Listed entries -

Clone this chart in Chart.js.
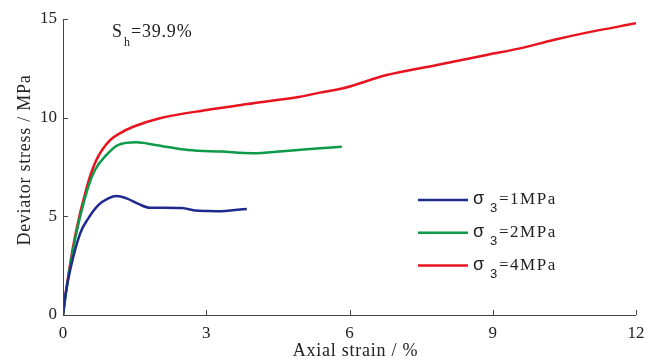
<!DOCTYPE html>
<html>
<head>
<meta charset="utf-8">
<script src="https://cdn.jsdelivr.net/npm/chart.js@4.4.0/dist/chart.umd.min.js"></script>
<style>
  html, body { margin: 0; padding: 0; background: #fff; }
  #wrap { width: 656px; height: 360px; position: relative; }
</style>
</head>
<body>
<div id="wrap"><canvas id="c" width="656" height="360"></canvas></div>
<script>
// Axial strain (%) and deviator stress (MPa) for each confining pressure
const strain1 = [0, 0.05, 0.15, 0.36, 0.53, 0.74, 0.95, 1.12, 1.33, 1.58, 1.82, 2.1, 2.49, 2.76, 3.05, 3.32, 3.6, 3.85];
const stress1 = [0, 1.0, 2.28, 4.14, 4.9, 5.57, 5.91, 6.03, 5.91, 5.63, 5.43, 5.44, 5.42, 5.3, 5.27, 5.26, 5.32, 5.37];

const strain2 = [0, 0.08, 0.25, 0.53, 0.67, 0.91, 1.16, 1.54, 1.93, 2.62, 3.32, 3.98, 4.6, 5.17, 5.84];
const stress2 = [0, 1.4, 3.8, 6.5, 7.35, 8.11, 8.62, 8.75, 8.62, 8.36, 8.28, 8.2, 8.3, 8.41, 8.53];

const strain4 = [0, 0.08, 0.25, 0.5, 0.7, 0.98, 1.2, 1.47, 2.03, 3.01, 3.99, 4.96, 5.38, 5.87, 6.78, 7.83, 8.87, 9.57, 10.27, 10.97, 12.0];
const stress4 = [0, 1.5, 3.97, 6.5, 7.86, 8.85, 9.22, 9.54, 9.97, 10.39, 10.73, 11.06, 11.27, 11.49, 12.16, 12.67, 13.18, 13.51, 13.94, 14.31, 14.78];

const seriesLabels = ['=1MPa', '=2MPa', '=4MPa'];
const xTicks = [0, 3, 6, 9, 12];
const yTicks = [0, 5, 10, 15];
const xTitle = 'Axial strain / %';
const yTitle = 'Deviator stress / MPa';

const serif = '"Liberation Serif", "Times New Roman", serif';
const sans = '"Liberation Sans", Arial, sans-serif';
const axisColor = '#444';
const textColor = '#222';

function pts(xs, ys) { return xs.map((x, i) => ({ x: x, y: ys[i] })); }

// Inward tick marks, frame lines, axis titles, legend and note
const decor = {
  id: 'decor',
  afterDraw(chart) {
    const ctx = chart.ctx;
    const xs = chart.scales.x, ys = chart.scales.y;
    const a = chart.chartArea;
    ctx.save();
    ctx.strokeStyle = axisColor;
    ctx.lineWidth = 1;
    ctx.beginPath();
    ctx.moveTo(a.left + 0.5, a.top);
    ctx.lineTo(a.left + 0.5, a.bottom + 0.5);
    ctx.lineTo(a.right, a.bottom + 0.5);
    xTicks.forEach(v => {
      const px = Math.round(xs.getPixelForValue(v)) + 0.5;
      ctx.moveTo(px, a.bottom);
      ctx.lineTo(px, a.bottom - 5);
    });
    yTicks.forEach(v => {
      const py = Math.round(ys.getPixelForValue(v)) + 0.5;
      ctx.moveTo(a.left, py);
      ctx.lineTo(a.left + 5, py);
    });
    ctx.stroke();

    ctx.fillStyle = textColor;
    ctx.textBaseline = 'alphabetic';

    // axis titles
    ctx.font = '18px ' + serif;
    ctx.letterSpacing = '0.75px';
    ctx.textAlign = 'center';
    ctx.fillText(xTitle, (a.left + a.right) / 2 + 6, 356);
    ctx.save();
    ctx.translate(30, (a.top + a.bottom) / 2 - 7);
    ctx.rotate(-Math.PI / 2);
    ctx.fillText(yTitle, 0, 0);
    ctx.restore();
    ctx.textAlign = 'left';

    // legend
    chart.data.datasets.forEach((ds, i) => {
      const y = 200 + i * 32.8;
      ctx.strokeStyle = ds.borderColor;
      ctx.lineWidth = 2.5;
      ctx.beginPath();
      ctx.moveTo(418, y);
      ctx.lineTo(468, y);
      ctx.stroke();
      ctx.letterSpacing = '0px';
      ctx.font = '18px ' + sans;
      ctx.fillText('σ', 473, y + 4);
      ctx.font = '13px ' + sans;
      ctx.fillText('3', 490, y + 12);
      ctx.font = '17px ' + serif;
      ctx.letterSpacing = '1.5px';
      ctx.fillText(seriesLabels[i], 499, y + 4);
    });

    // saturation note
    ctx.letterSpacing = '0.8px';
    ctx.font = '18px ' + serif;
    ctx.fillText('S', 112, 37);
    ctx.font = '12px ' + serif;
    ctx.fillText('h', 124, 46);
    ctx.font = '18px ' + serif;
    ctx.fillText('=39.9%', 131, 37);
    ctx.restore();
  }
};

new Chart(document.getElementById('c'), {
  type: 'line',
  data: {
    datasets: [
      { data: pts(strain1, stress1), borderColor: '#1e2a8e' },
      { data: pts(strain2, stress2), borderColor: '#0e9a48' },
      { data: pts(strain4, stress4), borderColor: '#e8131f' }
    ]
  },
  options: {
    responsive: false,
    animation: false,
    devicePixelRatio: 1,
    layout: { padding: { top: 19, right: 20, left: 0, bottom: 0 } },
    elements: {
      line: { borderWidth: 2.5, tension: 0.4, cubicInterpolationMode: 'monotone', fill: false },
      point: { radius: 0 }
    },
    plugins: { legend: { display: false }, tooltip: { enabled: false } },
    scales: {
      x: {
        type: 'linear', min: 0, max: 12,
        afterBuildTicks(s) { s.ticks = xTicks.map(v => ({ value: v })); },
        afterFit(s) { s.height = 45; },
        grid: { display: false, drawTicks: false },
        border: { display: false },
        ticks: { color: textColor, font: { family: serif, size: 17 }, padding: 8, maxRotation: 0 }
      },
      y: {
        type: 'linear', min: 0, max: 15,
        afterBuildTicks(s) { s.ticks = yTicks.map(v => ({ value: v })); },
        afterFit(s) { s.width = 63; },
        grid: { display: false, drawTicks: false },
        border: { display: false },
        ticks: { color: textColor, font: { family: serif, size: 17 }, padding: 6 }
      }
    }
  },
  plugins: [decor]
});
</script>
</body>
</html>
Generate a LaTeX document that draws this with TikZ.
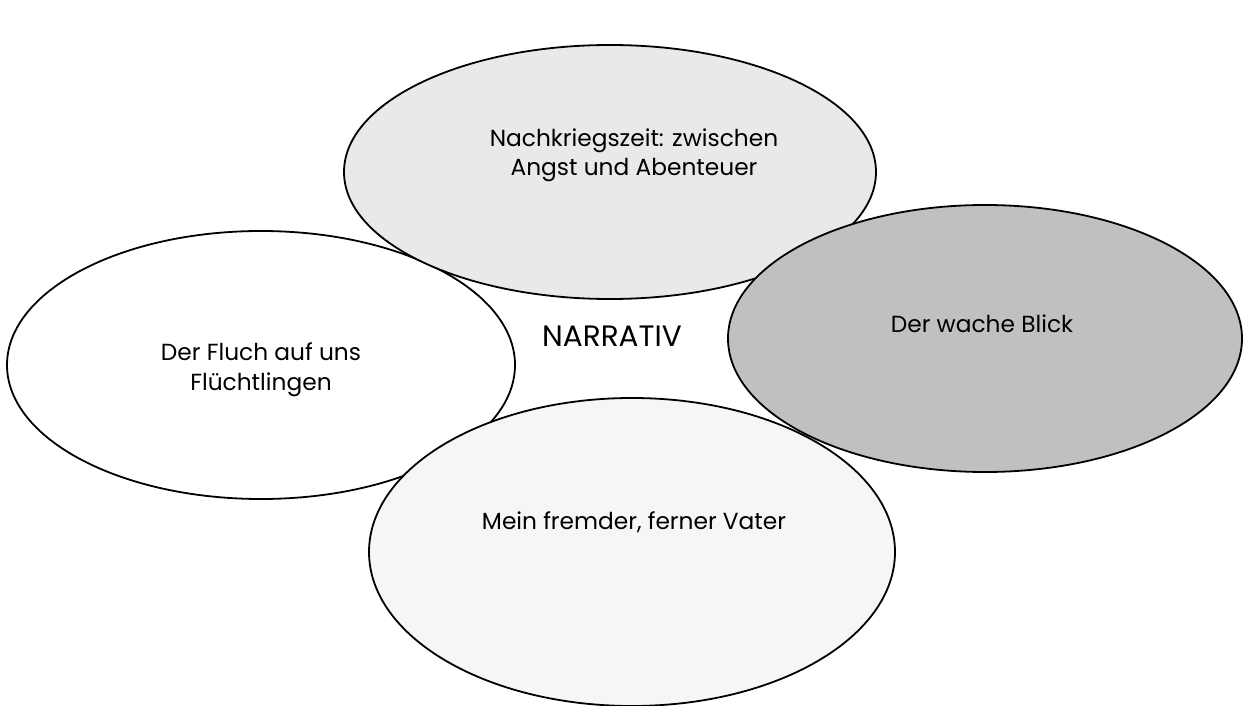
\documentclass[tikz,border=0pt]{standalone}
\usepackage{fontspec}
\setmainfont{Poppins}
\usetikzlibrary{shapes.geometric}
\definecolor{topfill}{HTML}{E9E9E9}
\definecolor{rightfill}{HTML}{C0C0C0}
\definecolor{botfill}{HTML}{F6F6F6}
\tikzset{
  oval/.style={ellipse, draw=black, line width=1.8pt, inner sep=0pt},
  lbl/.style={font=\fontsize{23.3}{30}\selectfont, align=center, inner sep=0pt, anchor=base},
  big/.style={font=\fontsize{29.5}{32}\selectfont, inner sep=0pt, anchor=base}
}
\begin{document}
\begin{tikzpicture}[x=1pt,y=-1pt]
\useasboundingbox (0,0) rectangle (1243,706);
\node[oval, fill=white, minimum width=508pt, minimum height=268pt] (left) at (261,365) {};
\node[oval, fill=topfill, minimum width=532pt, minimum height=254pt] (top) at (610,172) {};
\node[oval, fill=rightfill, minimum width=514pt, minimum height=267pt] (right) at (985,338.5) {};
\node[oval, fill=botfill, minimum width=526pt, minimum height=308pt] (bottom) at (632,552) {};
\node[lbl] (ttop) at (634,176) {Nachkriegszeit: zwischen\\Angst und Abenteuer};
\node[lbl] (tleft) at (261,390) {Der Fluch auf uns\\Flüchtlingen};
\node[lbl] (tright) at (982,332) {Der wache Blick};
\node[lbl] (tbottom) at (634,529) {Mein fremder, ferner Vater};
\node[big] (center) at (612,346) {NARRATIV};
\end{tikzpicture}
\end{document}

Task to complete -
Beginning with the line that holds "Generate a LaTeX" and ending with the last line of the material above, extract every line exactly, pictures excluded.

Answer for the task -
Generate a LaTeX document that draws this with TikZ.
\documentclass[tikz,border=0pt]{standalone}
\usepackage{fontspec}
\setmainfont{Poppins}
\usetikzlibrary{shapes.geometric}
\definecolor{topfill}{HTML}{E9E9E9}
\definecolor{rightfill}{HTML}{C0C0C0}
\definecolor{botfill}{HTML}{F6F6F6}
\tikzset{
  oval/.style={ellipse, draw=black, line width=1.8pt, inner sep=0pt},
  lbl/.style={font=\fontsize{23.3}{30}\selectfont, align=center, inner sep=0pt, anchor=base},
  big/.style={font=\fontsize{29.5}{32}\selectfont, inner sep=0pt, anchor=base}
}
\begin{document}
\begin{tikzpicture}[x=1pt,y=-1pt]
\useasboundingbox (0,0) rectangle (1243,706);
\node[oval, fill=white, minimum width=508pt, minimum height=268pt] (left) at (261,365) {};
\node[oval, fill=topfill, minimum width=532pt, minimum height=254pt] (top) at (610,172) {};
\node[oval, fill=rightfill, minimum width=514pt, minimum height=267pt] (right) at (985,338.5) {};
\node[oval, fill=botfill, minimum width=526pt, minimum height=308pt] (bottom) at (632,552) {};
\node[lbl] (ttop) at (634,176) {Nachkriegszeit: zwischen\\Angst und Abenteuer};
\node[lbl] (tleft) at (261,390) {Der Fluch auf uns\\Flüchtlingen};
\node[lbl] (tright) at (982,332) {Der wache Blick};
\node[lbl] (tbottom) at (634,529) {Mein fremder, ferner Vater};
\node[big] (center) at (612,346) {NARRATIV};
\end{tikzpicture}
\end{document}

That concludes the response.